**Problem statement:** Below is a listing to write out in full, exactly as given, without its pictures.

— Begin Information shown —

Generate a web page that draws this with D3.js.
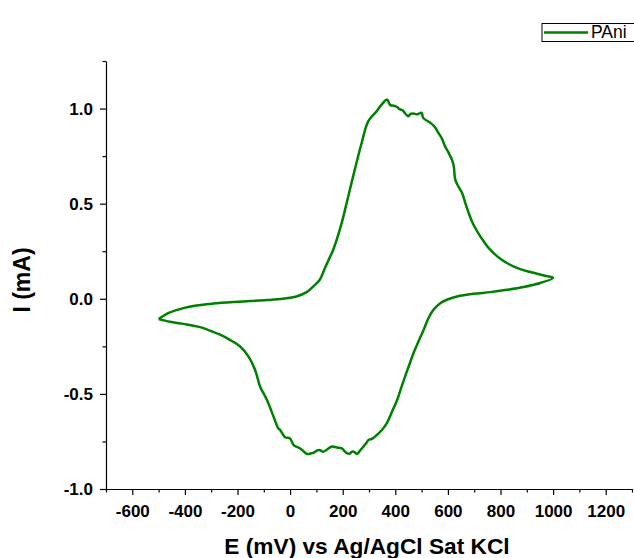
<!DOCTYPE html>
<html>
<head>
<meta charset="utf-8">
<script src="https://cdn.jsdelivr.net/npm/d3@7"></script>
<style>
    body { margin: 0; background: #fff; }
    text { font-family: "Liberation Sans", Arial, sans-serif; }
    .tickLabel { font-weight: bold; font-size: 17px; }
    .axisTitle { font-weight: bold; font-size: 22.7px; }
</style>
</head>
<body>
<div id="cv-chart"></div>
<script>
// cyclic voltammogram (E in mV, I in mA), in scan order
const potential = [
    -500, -457, -406, -357, -293, -216, -153, -89, -27, 24, 63, 88, 113, 132, 150, 164,
    196, 221, 246, 272, 297, 329, 348, 369, 376, 381, 395, 407, 416, 429, 436, 443,
    450, 458, 468, 482, 500, 506, 533, 549, 564, 578, 589, 602, 615, 622, 628, 640,
    654, 667, 679, 692, 704, 720, 736, 753, 774, 799, 824, 849, 875, 905, 939, 973,
    1000,
    951, 888, 824, 761, 697, 635, 596, 571, 545, 525, 508, 488, 469, 453, 437, 422,
    407, 387, 368, 349, 330, 313, 298, 289, 279, 265, 254, 244, 235, 226, 216, 206,
    197, 178, 159, 143, 126, 114, 101, 92, 82, 64, 50, 37, 24, 13, -1, -19,
    -38, -45, -63, -88, -114, -133, -158, -190, -229, -266, -305, -342, -406, -457, -500
];
const current = [
    -0.107, -0.072, -0.049, -0.035, -0.025, -0.017, -0.012, -0.007, 0.000, 0.012, 0.035, 0.065, 0.100, 0.160, 0.215, 0.258,
    0.398, 0.538, 0.679, 0.819, 0.933, 0.986, 1.021, 1.047, 1.030, 1.018, 1.015, 1.008, 0.997, 0.990, 0.977, 0.966,
    0.960, 0.972, 0.974, 0.970, 0.977, 0.951, 0.925, 0.905, 0.872, 0.840, 0.802, 0.770, 0.732, 0.700, 0.626, 0.590,
    0.556, 0.500, 0.451, 0.405, 0.372, 0.335, 0.302, 0.270, 0.240, 0.210, 0.188, 0.170, 0.156, 0.143, 0.132, 0.120,
    0.110,
    0.083, 0.062, 0.047, 0.035, 0.026, 0.012, -0.005, -0.023, -0.058, -0.105, -0.163, -0.225, -0.286, -0.348, -0.409, -0.470,
    -0.532, -0.595, -0.654, -0.690, -0.716, -0.735, -0.742, -0.760, -0.777, -0.800, -0.816, -0.805, -0.804, -0.815, -0.812, -0.800,
    -0.786, -0.782, -0.777, -0.790, -0.804, -0.796, -0.798, -0.808, -0.812, -0.816, -0.800, -0.786, -0.778, -0.768, -0.733, -0.728,
    -0.689, -0.681, -0.619, -0.532, -0.462, -0.374, -0.304, -0.251, -0.216, -0.189, -0.167, -0.149, -0.132, -0.121, -0.107
];

const xTicks = [-600, -400, -200, 0, 200, 400, 600, 800, 1000, 1200];
const xMinor = [-700, -500, -300, -100, 100, 300, 500, 700, 900, 1100, 1300];
const yTicks = [-1.0, -0.5, 0.0, 0.5, 1.0];
const yMinor = [-0.75, -0.25, 0.25, 0.75, 1.25];
const seriesName = "PAni";

const width = 634, height = 558;
const margin = { top: 61, right: 2, bottom: 69, left: 106 };

let svg = d3.select("#cv-chart").append("svg")
    .attr("width", width)
    .attr("height", height);

let x = d3.scaleLinear()
    .domain([-700, 1300])
    .range([margin.left, width - margin.right]);
let y = d3.scaleLinear()
    .domain([-1.0, 1.25])
    .range([height - margin.bottom, margin.top]);

// curve
let pts = potential.map((e, i) => [e, current[i]]);
let line = d3.line()
    .x(d => x(d[0]))
    .y(d => y(d[1]))
    .curve(d3.curveCatmullRom.alpha(0.5));
svg.append("path")
    .datum(pts)
    .attr("d", line)
    .attr("fill", "none")
    .attr("stroke", "#008000")
    .attr("stroke-width", 2.5)
    .attr("stroke-linejoin", "round");

// axes (plain hyphen for negatives, like the original)
let xAxis = svg.append("g")
    .attr("transform", `translate(0, ${height - margin.bottom})`)
    .call(d3.axisBottom(x).tickValues(xTicks).tickSize(6).tickSizeOuter(0).tickFormat(d => String(d)));
svg.append("g")
    .attr("transform", `translate(0, ${height - margin.bottom})`)
    .call(d3.axisBottom(x).tickValues(xMinor).tickSize(3.5).tickSizeOuter(0).tickFormat(""))
    .select(".domain").remove();

let yAxis = svg.append("g")
    .attr("transform", `translate(${margin.left}, 0)`)
    .call(d3.axisLeft(y).tickValues(yTicks).tickSize(6).tickSizeOuter(0).tickFormat(d => d.toFixed(1)));
svg.append("g")
    .attr("transform", `translate(${margin.left}, 0)`)
    .call(d3.axisLeft(y).tickValues(yMinor).tickSize(3.5).tickSizeOuter(0).tickFormat(""))
    .select(".domain").remove();

svg.selectAll(".domain, .tick line").attr("stroke", "#000").attr("stroke-width", 1.2);

xAxis.selectAll(".tick text")
    .attr("class", "tickLabel")
    .attr("fill", "#000")
    .attr("y", 10)
    .attr("dy", "1.05em");
yAxis.selectAll(".tick text")
    .attr("class", "tickLabel")
    .attr("fill", "#000")
    .attr("x", -13);

// axis titles
svg.append("text")
    .attr("class", "axisTitle")
    .attr("x", 367)
    .attr("y", 554)
    .attr("text-anchor", "middle")
    .text("E (mV) vs Ag/AgCl Sat KCl");

svg.append("text")
    .attr("class", "axisTitle")
    .attr("transform", "rotate(-90)")
    .attr("x", -280)
    .attr("y", 29.5)
    .attr("text-anchor", "middle")
    .style("font-size", "23px")
    .text("I (mA)");

// legend
let legend = svg.append("g").attr("transform", "translate(542, 23.5)");
legend.append("rect")
    .attr("width", 100)
    .attr("height", 18)
    .attr("fill", "#fff")
    .attr("stroke", "#000")
    .attr("stroke-width", 1);
legend.append("line")
    .attr("x1", 2).attr("x2", 46)
    .attr("y1", 9).attr("y2", 9)
    .attr("stroke", "#008000")
    .attr("stroke-width", 2.5);
legend.append("text")
    .attr("x", 49)
    .attr("y", 14.5)
    .style("font-size", "17.5px")
    .text(seriesName);
</script>
</body>
</html>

— End Information shown —

**Result below:**
Generate a web page that draws this with D3.js.
<!DOCTYPE html>
<html>
<head>
<meta charset="utf-8">
<script src="https://cdn.jsdelivr.net/npm/d3@7"></script>
<style>
    body { margin: 0; background: #fff; }
    text { font-family: "Liberation Sans", Arial, sans-serif; }
    .tickLabel { font-weight: bold; font-size: 17px; }
    .axisTitle { font-weight: bold; font-size: 22.7px; }
</style>
</head>
<body>
<div id="cv-chart"></div>
<script>
// cyclic voltammogram (E in mV, I in mA), in scan order
const potential = [
    -500, -457, -406, -357, -293, -216, -153, -89, -27, 24, 63, 88, 113, 132, 150, 164,
    196, 221, 246, 272, 297, 329, 348, 369, 376, 381, 395, 407, 416, 429, 436, 443,
    450, 458, 468, 482, 500, 506, 533, 549, 564, 578, 589, 602, 615, 622, 628, 640,
    654, 667, 679, 692, 704, 720, 736, 753, 774, 799, 824, 849, 875, 905, 939, 973,
    1000,
    951, 888, 824, 761, 697, 635, 596, 571, 545, 525, 508, 488, 469, 453, 437, 422,
    407, 387, 368, 349, 330, 313, 298, 289, 279, 265, 254, 244, 235, 226, 216, 206,
    197, 178, 159, 143, 126, 114, 101, 92, 82, 64, 50, 37, 24, 13, -1, -19,
    -38, -45, -63, -88, -114, -133, -158, -190, -229, -266, -305, -342, -406, -457, -500
];
const current = [
    -0.107, -0.072, -0.049, -0.035, -0.025, -0.017, -0.012, -0.007, 0.000, 0.012, 0.035, 0.065, 0.100, 0.160, 0.215, 0.258,
    0.398, 0.538, 0.679, 0.819, 0.933, 0.986, 1.021, 1.047, 1.030, 1.018, 1.015, 1.008, 0.997, 0.990, 0.977, 0.966,
    0.960, 0.972, 0.974, 0.970, 0.977, 0.951, 0.925, 0.905, 0.872, 0.840, 0.802, 0.770, 0.732, 0.700, 0.626, 0.590,
    0.556, 0.500, 0.451, 0.405, 0.372, 0.335, 0.302, 0.270, 0.240, 0.210, 0.188, 0.170, 0.156, 0.143, 0.132, 0.120,
    0.110,
    0.083, 0.062, 0.047, 0.035, 0.026, 0.012, -0.005, -0.023, -0.058, -0.105, -0.163, -0.225, -0.286, -0.348, -0.409, -0.470,
    -0.532, -0.595, -0.654, -0.690, -0.716, -0.735, -0.742, -0.760, -0.777, -0.800, -0.816, -0.805, -0.804, -0.815, -0.812, -0.800,
    -0.786, -0.782, -0.777, -0.790, -0.804, -0.796, -0.798, -0.808, -0.812, -0.816, -0.800, -0.786, -0.778, -0.768, -0.733, -0.728,
    -0.689, -0.681, -0.619, -0.532, -0.462, -0.374, -0.304, -0.251, -0.216, -0.189, -0.167, -0.149, -0.132, -0.121, -0.107
];

const xTicks = [-600, -400, -200, 0, 200, 400, 600, 800, 1000, 1200];
const xMinor = [-700, -500, -300, -100, 100, 300, 500, 700, 900, 1100, 1300];
const yTicks = [-1.0, -0.5, 0.0, 0.5, 1.0];
const yMinor = [-0.75, -0.25, 0.25, 0.75, 1.25];
const seriesName = "PAni";

const width = 634, height = 558;
const margin = { top: 61, right: 2, bottom: 69, left: 106 };

let svg = d3.select("#cv-chart").append("svg")
    .attr("width", width)
    .attr("height", height);

let x = d3.scaleLinear()
    .domain([-700, 1300])
    .range([margin.left, width - margin.right]);
let y = d3.scaleLinear()
    .domain([-1.0, 1.25])
    .range([height - margin.bottom, margin.top]);

// curve
let pts = potential.map((e, i) => [e, current[i]]);
let line = d3.line()
    .x(d => x(d[0]))
    .y(d => y(d[1]))
    .curve(d3.curveCatmullRom.alpha(0.5));
svg.append("path")
    .datum(pts)
    .attr("d", line)
    .attr("fill", "none")
    .attr("stroke", "#008000")
    .attr("stroke-width", 2.5)
    .attr("stroke-linejoin", "round");

// axes (plain hyphen for negatives, like the original)
let xAxis = svg.append("g")
    .attr("transform", `translate(0, ${height - margin.bottom})`)
    .call(d3.axisBottom(x).tickValues(xTicks).tickSize(6).tickSizeOuter(0).tickFormat(d => String(d)));
svg.append("g")
    .attr("transform", `translate(0, ${height - margin.bottom})`)
    .call(d3.axisBottom(x).tickValues(xMinor).tickSize(3.5).tickSizeOuter(0).tickFormat(""))
    .select(".domain").remove();

let yAxis = svg.append("g")
    .attr("transform", `translate(${margin.left}, 0)`)
    .call(d3.axisLeft(y).tickValues(yTicks).tickSize(6).tickSizeOuter(0).tickFormat(d => d.toFixed(1)));
svg.append("g")
    .attr("transform", `translate(${margin.left}, 0)`)
    .call(d3.axisLeft(y).tickValues(yMinor).tickSize(3.5).tickSizeOuter(0).tickFormat(""))
    .select(".domain").remove();

svg.selectAll(".domain, .tick line").attr("stroke", "#000").attr("stroke-width", 1.2);

xAxis.selectAll(".tick text")
    .attr("class", "tickLabel")
    .attr("fill", "#000")
    .attr("y", 10)
    .attr("dy", "1.05em");
yAxis.selectAll(".tick text")
    .attr("class", "tickLabel")
    .attr("fill", "#000")
    .attr("x", -13);

// axis titles
svg.append("text")
    .attr("class", "axisTitle")
    .attr("x", 367)
    .attr("y", 554)
    .attr("text-anchor", "middle")
    .text("E (mV) vs Ag/AgCl Sat KCl");

svg.append("text")
    .attr("class", "axisTitle")
    .attr("transform", "rotate(-90)")
    .attr("x", -280)
    .attr("y", 29.5)
    .attr("text-anchor", "middle")
    .style("font-size", "23px")
    .text("I (mA)");

// legend
let legend = svg.append("g").attr("transform", "translate(542, 23.5)");
legend.append("rect")
    .attr("width", 100)
    .attr("height", 18)
    .attr("fill", "#fff")
    .attr("stroke", "#000")
    .attr("stroke-width", 1);
legend.append("line")
    .attr("x1", 2).attr("x2", 46)
    .attr("y1", 9).attr("y2", 9)
    .attr("stroke", "#008000")
    .attr("stroke-width", 2.5);
legend.append("text")
    .attr("x", 49)
    .attr("y", 14.5)
    .style("font-size", "17.5px")
    .text(seriesName);
</script>
</body>
</html>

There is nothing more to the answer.